Micah repeated the slow, low whistle he’d given at the end of Jack’s last story. “So what did you do?”
“Well, my first thought was to run them off, just start shooting. But Jo didn’t like that idea, so—”
“I just didn’t see the need for bloodshed,” Jo said.
The car was quiet. Up ahead they could see the slow burn of a high light at Border Run!, and the car wove back and forth with the curving road so it appeared off to the right, then to the left, then back to the right. Jack could tell Jo was upset by the direction of the conversation, so he let it be. He wasn’t interested in arguing. He’d just wanted to tell a story about Desmonda, but he felt like he’d botched it somehow. Like it had become about him, or about them.
“I was right, in the end,” said Jo. “They moved on.”
As they rounded the final turn before Jack’s driveway, the light they’d seen before, now to the right, was joined by another opposite it. The new light, or lights, for there were a few of them scattered low across the land north of the road, flickered and danced. It was fire. Jack’s first thought was that there must be a wildfire. He grabbed the dashboard, adrenaline making him sober, before seeing that the fires were contained, and revealed the forms of men walking before them: they were bonfires.
“Shit,” he said.
Micah slowed the car. “Who are they?”
“Tohono O’odham and Navajo, mostly. They’re protesting.”

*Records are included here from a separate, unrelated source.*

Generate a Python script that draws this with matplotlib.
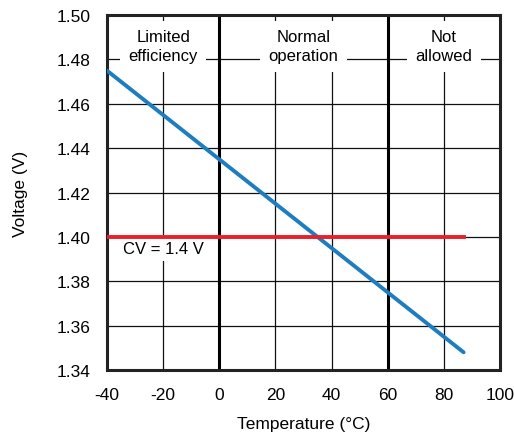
import matplotlib
matplotlib.use("Agg")
import matplotlib.pyplot as plt
import numpy as np

plt.rcParams['font.family'] = ['Liberation Sans', 'DejaVu Sans']

temp_line = [-40, 87]
voltage_line = [1.475, 1.348]
cv_temp = [-40, 87]
cv_value = [1.40, 1.40]
region_bounds = [0, 60]
region_labels = ["Limited\nefficiency", "Normal\noperation", "Not\nallowed"]
region_label_x = [-20, 30, 80]
xticks = [-40, -20, 0, 20, 40, 60, 80, 100]
yticks = [1.34, 1.36, 1.38, 1.40, 1.42, 1.44, 1.46, 1.48, 1.50]

fig = plt.figure(figsize=(5.14, 4.35), dpi=100)
ax = fig.add_axes([0.208, 0.147, 0.765, 0.816])
ax.set_xlim(-40, 100)
ax.set_ylim(1.34, 1.50)
ax.set_xticks(xticks)
ax.set_yticks(yticks)
ax.set_xticklabels([str(t) for t in xticks])
ax.set_yticklabels([f"{t:.2f}" for t in yticks])
ax.tick_params(length=0, labelsize=12.5, pad=12)
ax.grid(True, color='#111111', linewidth=0.9, zorder=0)
ax.set_axisbelow(True)
for s in ax.spines.values():
    s.set_linewidth(2.2)
    s.set_color('#222222')
for b in region_bounds:
    ax.axvline(b, color='black', linewidth=2.2, zorder=1)

for lab, x in zip(region_labels, region_label_x):
    ax.text(x, 1.486, lab, ha='center', va='center', fontsize=12,
            linespacing=1.35,
            bbox=dict(facecolor='white', edgecolor='none', pad=6), zorder=3)

ax.plot(temp_line, voltage_line, color='#1b7dc2', linewidth=2.8, zorder=4, solid_capstyle='round')
ax.plot(cv_temp, cv_value, color='#e8202a', linewidth=2.8, zorder=4)
ax.text(-20, 1.3948, "CV = 1.4 V", ha='center', va='center', fontsize=12,
        bbox=dict(facecolor='white', edgecolor='none', pad=4), zorder=3)

ax.set_xlabel("Temperature (°C)", fontsize=12.5, labelpad=10)
ax.set_ylabel("Voltage (V)", fontsize=12.5, labelpad=20)

fig.savefig("out.png", dpi=100)
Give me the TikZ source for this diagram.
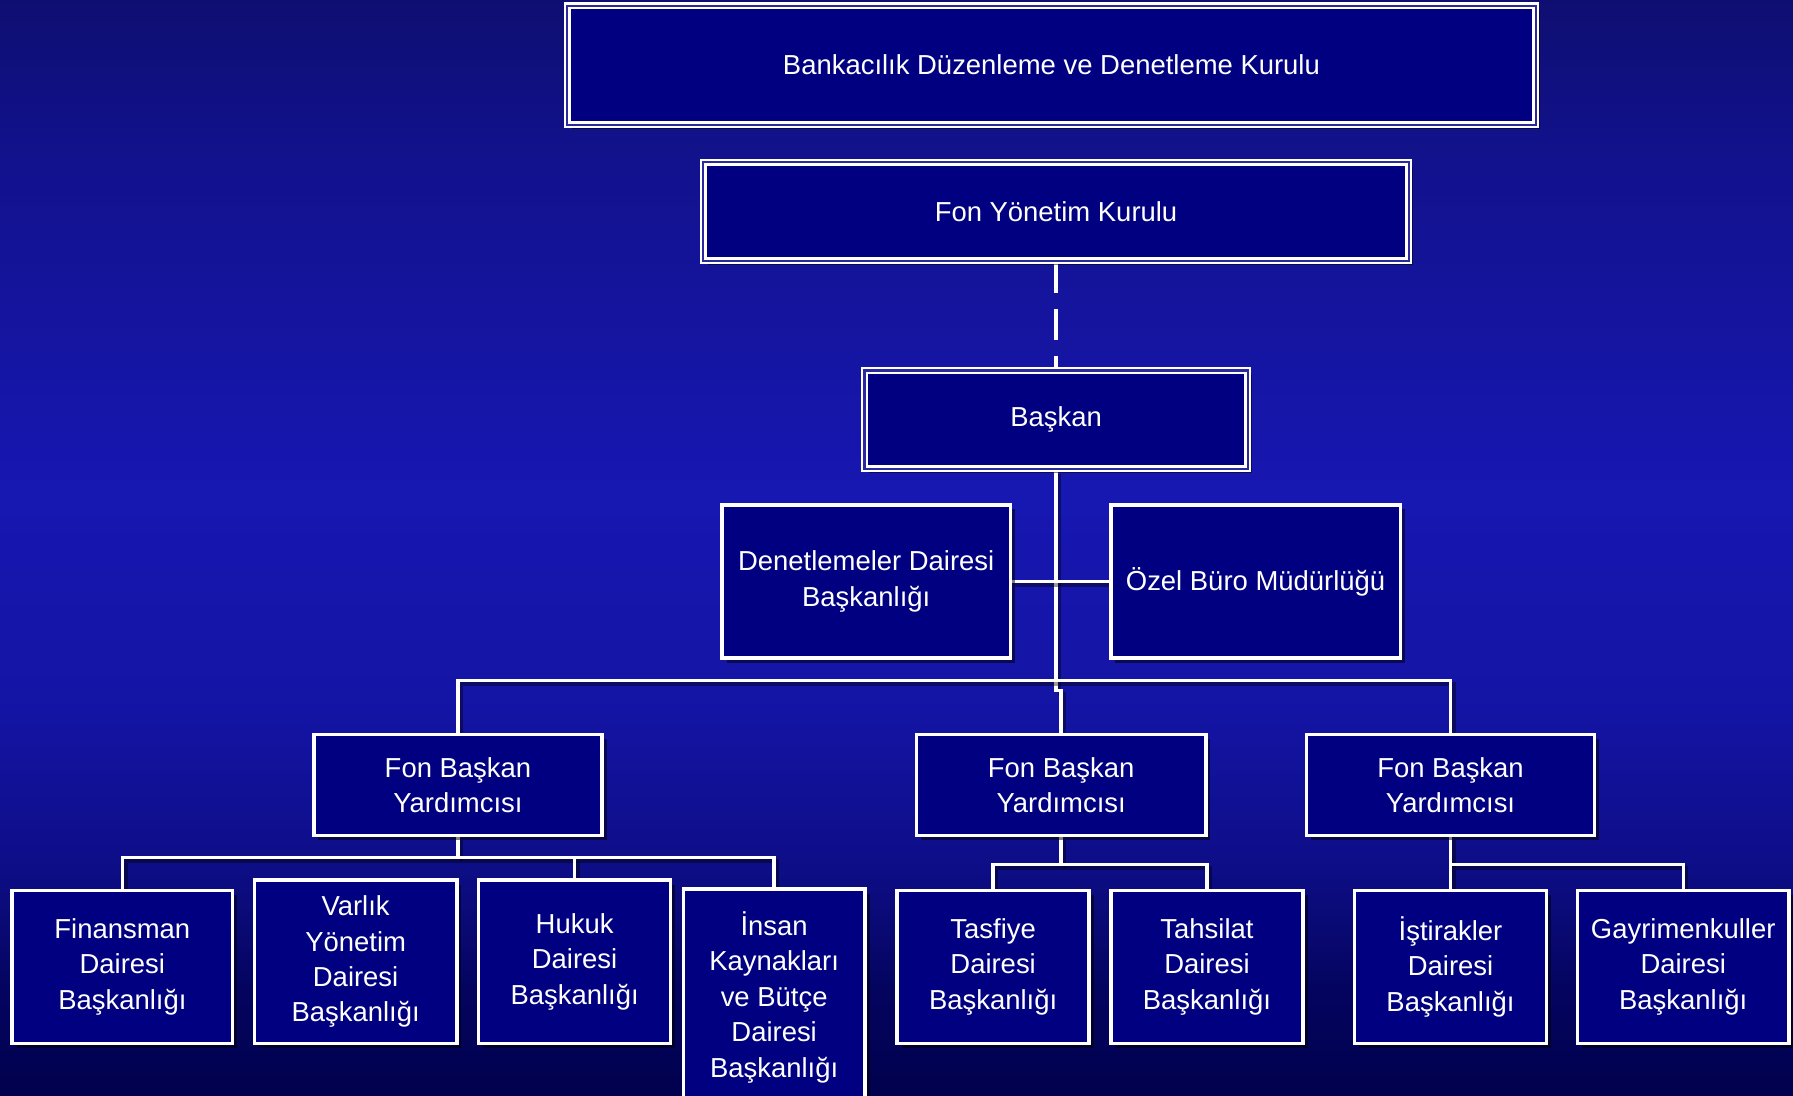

They passed the first fire, then the second, and then turned down the drive. There were no more than a couple dozen people, all told, but Jack knew that by morning there’d be more. He hadn’t thought to warn Micah about it, or tell Jo that their numbers had gradually grown. But then, they were early this year. They got to the parking lot before anyone spoke, and Jack felt as though the car were flooded with judgment.
“Okay,” Micah said after putting the car in park, “I’ll bite. Protesting what?”
Jack remembered the first time they’d showed up. They’d come the night before the first Busk and were only nine or ten strong, and at first he thought they’d come to join the festival. But after staying for it and leaving soon after, their true opinion of the goings-on became clear.
“They come every year for the Busk Ceremony,” Jack said. “Has Jo told you about the Busk? Anyway, they’re harmless, except for my ego.”
Micah looked in his rearview mirror for a moment, then shrugged. “Yeah, she told me about the Busk. Frankly, it seems like they should support what you’re doing.”
“Well, I don’t think it’s the what, so much as the who.”
Micah opened his door and began to climb out. “See,” he said, “that’s what you’d call a genetic fallacy.”
They all stood in the darkness outside the car, and the last light of Border Run! shut off. They turned away from the bonfires and headed down the path.
“What’s a cockle, anyway?” Jo asked.